At critical junctures of Mr. Obama's career, the subject of nuclear
disarmament has kept reappearing. Now both he and his agenda face the
ultimate test: limiting nuclear arms at the very moment many experts fear
the beginning of a second nuclear age and a rush of new weapons states --
especially if Iran proves capable of making atomic warheads.

The Seminar

"I personally came of age," Mr. Obama wrote in "The Audacity
of Hope," his
second memoir, "during the Reagan presidency."

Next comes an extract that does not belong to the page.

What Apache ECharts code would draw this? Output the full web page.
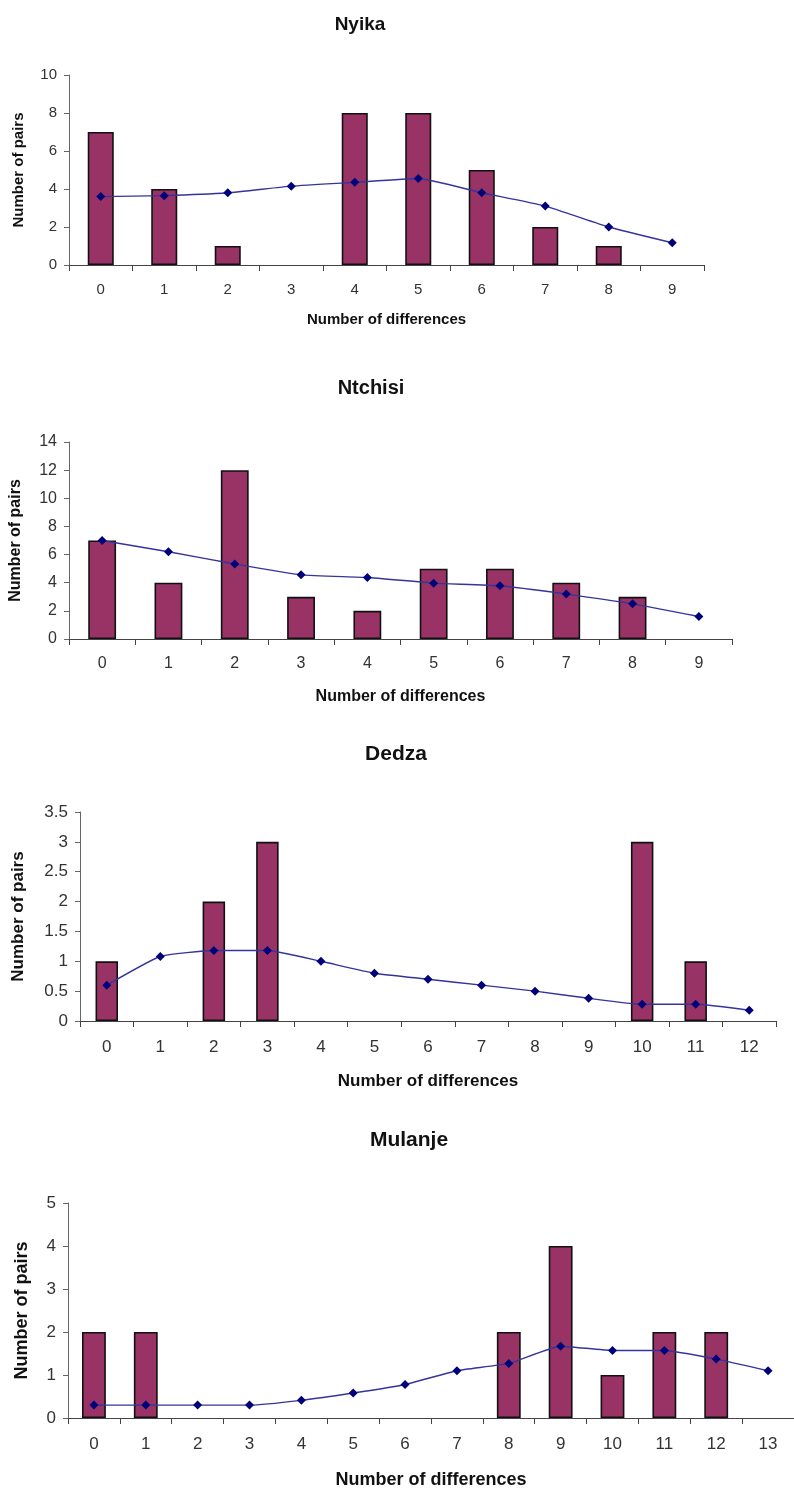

It was a time when President Ronald Reagan began a trillion-dollar arms
buildup, called the Soviet Union "an evil empire" and ordered scores of
atomic detonations under the Nevada desert. Some Reagan aides talked of
fighting and winning a nuclear war.

The popular response was the nuclear freeze movement. Dozens of books warned
that Mr. Reagan's policies threatened to end civilization and most life on
Earth. In June 1982, a million protesters gathered in Central Park, their
placards reading "Bread Not Bombs" and "Freeze or
Burn." The nation's Roman
Catholic bishops issued a pastoral letter denouncing nuclear war.

Many Columbia students campaigned for the freeze movement, which sought a
halt to additional nuclear arms deployments. Mr. Obama explored going
further.

In the interview, Mr. Obama noted that he was too young to "remember having
to do drills under the desk." But as a student "interested broadly in
foreign policy," he recalled, he focused on "a central question: how would
the United States and the Soviet Union effectively manage these nuclear
arsenals, and were there ways to dial down the dangers that humanity faced?"

In his senior year, he began Dr. Baron's seminar on presidential
decision-making in American foreign policy. The first semester, starting in
fall 1982, covered such cold-war flashpoints as the Cuban missile crisis --
a dramatic study in the decision-making style of President John F. Kennedy.
In the second semester, students focused on particular topics, and Mr. Obama
wrote a lengthy paper about how to negotiate with the Soviets to cut nuclear
arsenals.

"His focus was the nature of the strategic talks and what kind of
negotiating positions might be put forward," Dr. Baron said. "It was not a
polemical paper -- not arguing that the U.S. should have this or that
position. It was how to get from here to there and avoid misperception and
conflict.

"He got an A," recalled Dr. Baron, who now runs a digital media business.
Later, he wrote Mr. Obama a recommendation for Harvard Law School.

It was during that seminar that Mr. Obama wrote his Sundial article,
profiling two campus groups, Arms Race Alternatives and Students Against
Militarism. Photographs with the March 1983 article showed students at an
antiwar rally in front of Butler Library.

The Article

Mr. Obama's journalistic voice was edgy with disdain for what he called "the
relentless, often silent spread of militarism in the country" amid "the
growing threat of war." The two groups, he wrote, "visualizing the
possibilities of destruction and grasping the tendencies of distorted
national priorities, are throwing their weight into shifting America off the
dead-end track."

Despite Mr. Obama's sympathetic portrayal of the two groups, the article
seemed to question the popular goal of freezing nuclear arsenals rather than
reducing them, the topic of his seminar paper. Mr. Obama wondered if the
freeze movement "stems from young people's penchant for the latest
'happenings.' "

What clearly excited him was the Comprehensive Nuclear-Test-Ban Treaty,
which would have ended the testing and development of new weapons, and thus,
in the minds of arms controllers, the nuclear arms race.

The Reagan administration vehemently opposed the treaty. One Columbia
activist, Mr. Obama wrote, argued that the United States should initiate the
ban "as a powerful first step towards a nuclear free world."

That phrase -- a "nuclear free world," which was Mr. Obama's paraphrase --
would re-emerge decades later as the signature item of his nuclear agenda.